▶ **Source material**:
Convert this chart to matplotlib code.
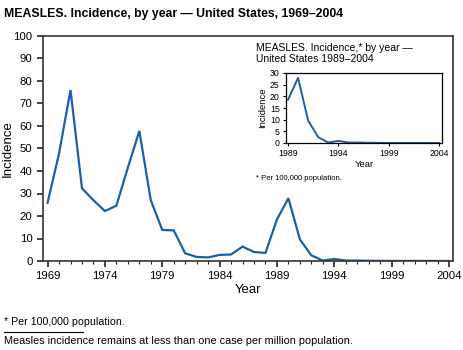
import matplotlib
matplotlib.use("Agg")
import matplotlib.pyplot as plt
from matplotlib.ticker import MultipleLocator

plt.rcParams['font.family'] = ['Liberation Sans', 'DejaVu Sans']

# data (incidence per 100,000)
years = list(range(1969, 2005))
incidence = [25.9, 47.8, 76.0, 32.3, 27.0, 22.2, 24.6, 41.5, 57.8, 27.0,
             13.8, 13.6, 3.4, 1.8, 1.6, 2.7, 2.9, 6.4, 4.0, 3.6,
             18.5, 27.9, 9.6, 2.5, 0.2, 0.9, 0.2, 0.2, 0.1, 0.04,
             0.04, 0.03, 0.04, 0.02, 0.02, 0.01]
inset_years = years[20:]
inset_incidence = incidence[20:]

blue = '#1b5fa8'
W, H = 464, 350

def box(l, t, r, b):
    return [l / W, 1 - b / H, (r - l) / W, (b - t) / H]

fig = plt.figure(figsize=(W / 100, H / 100), dpi=100)

# main chart
ax = fig.add_axes(box(43, 36, 453, 261))
ax.plot(years, incidence, color=blue, lw=1.6, solid_joinstyle='miter')
ax.set_xlim(1968.6, 2004.35)
ax.set_ylim(0, 100)
ax.xaxis.set_minor_locator(MultipleLocator(1))
ax.set_xticks(range(1969, 2005, 5))
ax.yaxis.set_major_locator(MultipleLocator(10))
ax.tick_params(axis='both', which='major', direction='out', length=4.5, width=1.2,
               labelsize=8.2, color='#222222', pad=3)
ax.tick_params(axis='x', which='minor', direction='out', length=2, width=0.8, color='#222222')
for s in ax.spines.values():
    s.set_linewidth(1.2)
    s.set_color('#333333')
ax.set_xlabel('Year', fontsize=9.5, labelpad=2)
ax.set_ylabel('Incidence', fontsize=9.5, va='center')
ax.yaxis.set_label_coords(-0.087, 0.5)

# inset chart
ins = fig.add_axes(box(286, 73, 442, 143))
ins.plot(inset_years, inset_incidence, color=blue, lw=1.4)
ins.set_xlim(1988.8, 2004.3)
ins.set_ylim(0, 30)
ins.set_xticks(range(1989, 2005, 5))
ins.set_yticks(range(0, 31, 5))
ins.tick_params(axis='both', direction='out', length=2.5, width=0.8, labelsize=6.3, pad=2)
for s in ins.spines.values():
    s.set_linewidth(0.9)
ins.set_xlabel('Year', fontsize=6.8, labelpad=1)
ins.set_ylabel('Incidence', fontsize=6.8, labelpad=2)

fig.text(256 / W, 1 - 43 / H, 'MEASLES. Incidence,* by year \u2014\nUnited States 1989\u20132004',
         fontsize=7.5, va='top', ha='left', linespacing=1.1)
fig.text(256 / W, 1 - 179 / H, '* Per 100,000 population.', fontsize=5.5, va='center', ha='left')

# title and footnotes
fig.text(4 / W, 1 - 14 / H, 'MEASLES. Incidence, by year \u2014 United States, 1969\u20132004',
         fontsize=8.8, fontweight='bold', va='center', ha='left')
fig.text(4 / W, 1 - 322 / H, '* Per 100,000 population.', fontsize=7.7, va='center', ha='left')
fig.add_artist(plt.Line2D([4 / W, 83 / W], [1 - 332 / H, 1 - 332 / H], color='black', lw=0.8))
fig.text(4 / W, 1 - 341 / H, 'Measles incidence remains at less than one case per million population.',
         fontsize=7.8, va='center', ha='left')

fig.savefig('out.png', dpi=100)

▶ **Written request**: Return each line of the data, keeping its wording exact and omitting pictures.

▶ **Solution for this task**:
Convert this chart to matplotlib code.
import matplotlib
matplotlib.use("Agg")
import matplotlib.pyplot as plt
from matplotlib.ticker import MultipleLocator

plt.rcParams['font.family'] = ['Liberation Sans', 'DejaVu Sans']

# data (incidence per 100,000)
years = list(range(1969, 2005))
incidence = [25.9, 47.8, 76.0, 32.3, 27.0, 22.2, 24.6, 41.5, 57.8, 27.0,
             13.8, 13.6, 3.4, 1.8, 1.6, 2.7, 2.9, 6.4, 4.0, 3.6,
             18.5, 27.9, 9.6, 2.5, 0.2, 0.9, 0.2, 0.2, 0.1, 0.04,
             0.04, 0.03, 0.04, 0.02, 0.02, 0.01]
inset_years = years[20:]
inset_incidence = incidence[20:]

blue = '#1b5fa8'
W, H = 464, 350

def box(l, t, r, b):
    return [l / W, 1 - b / H, (r - l) / W, (b - t) / H]

fig = plt.figure(figsize=(W / 100, H / 100), dpi=100)

# main chart
ax = fig.add_axes(box(43, 36, 453, 261))
ax.plot(years, incidence, color=blue, lw=1.6, solid_joinstyle='miter')
ax.set_xlim(1968.6, 2004.35)
ax.set_ylim(0, 100)
ax.xaxis.set_minor_locator(MultipleLocator(1))
ax.set_xticks(range(1969, 2005, 5))
ax.yaxis.set_major_locator(MultipleLocator(10))
ax.tick_params(axis='both', which='major', direction='out', length=4.5, width=1.2,
               labelsize=8.2, color='#222222', pad=3)
ax.tick_params(axis='x', which='minor', direction='out', length=2, width=0.8, color='#222222')
for s in ax.spines.values():
    s.set_linewidth(1.2)
    s.set_color('#333333')
ax.set_xlabel('Year', fontsize=9.5, labelpad=2)
ax.set_ylabel('Incidence', fontsize=9.5, va='center')
ax.yaxis.set_label_coords(-0.087, 0.5)

# inset chart
ins = fig.add_axes(box(286, 73, 442, 143))
ins.plot(inset_years, inset_incidence, color=blue, lw=1.4)
ins.set_xlim(1988.8, 2004.3)
ins.set_ylim(0, 30)
ins.set_xticks(range(1989, 2005, 5))
ins.set_yticks(range(0, 31, 5))
ins.tick_params(axis='both', direction='out', length=2.5, width=0.8, labelsize=6.3, pad=2)
for s in ins.spines.values():
    s.set_linewidth(0.9)
ins.set_xlabel('Year', fontsize=6.8, labelpad=1)
ins.set_ylabel('Incidence', fontsize=6.8, labelpad=2)

fig.text(256 / W, 1 - 43 / H, 'MEASLES. Incidence,* by year \u2014\nUnited States 1989\u20132004',
         fontsize=7.5, va='top', ha='left', linespacing=1.1)
fig.text(256 / W, 1 - 179 / H, '* Per 100,000 population.', fontsize=5.5, va='center', ha='left')

# title and footnotes
fig.text(4 / W, 1 - 14 / H, 'MEASLES. Incidence, by year \u2014 United States, 1969\u20132004',
         fontsize=8.8, fontweight='bold', va='center', ha='left')
fig.text(4 / W, 1 - 322 / H, '* Per 100,000 population.', fontsize=7.7, va='center', ha='left')
fig.add_artist(plt.Line2D([4 / W, 83 / W], [1 - 332 / H, 1 - 332 / H], color='black', lw=0.8))
fig.text(4 / W, 1 - 341 / H, 'Measles incidence remains at less than one case per million population.',
         fontsize=7.8, va='center', ha='left')

fig.savefig('out.png', dpi=100)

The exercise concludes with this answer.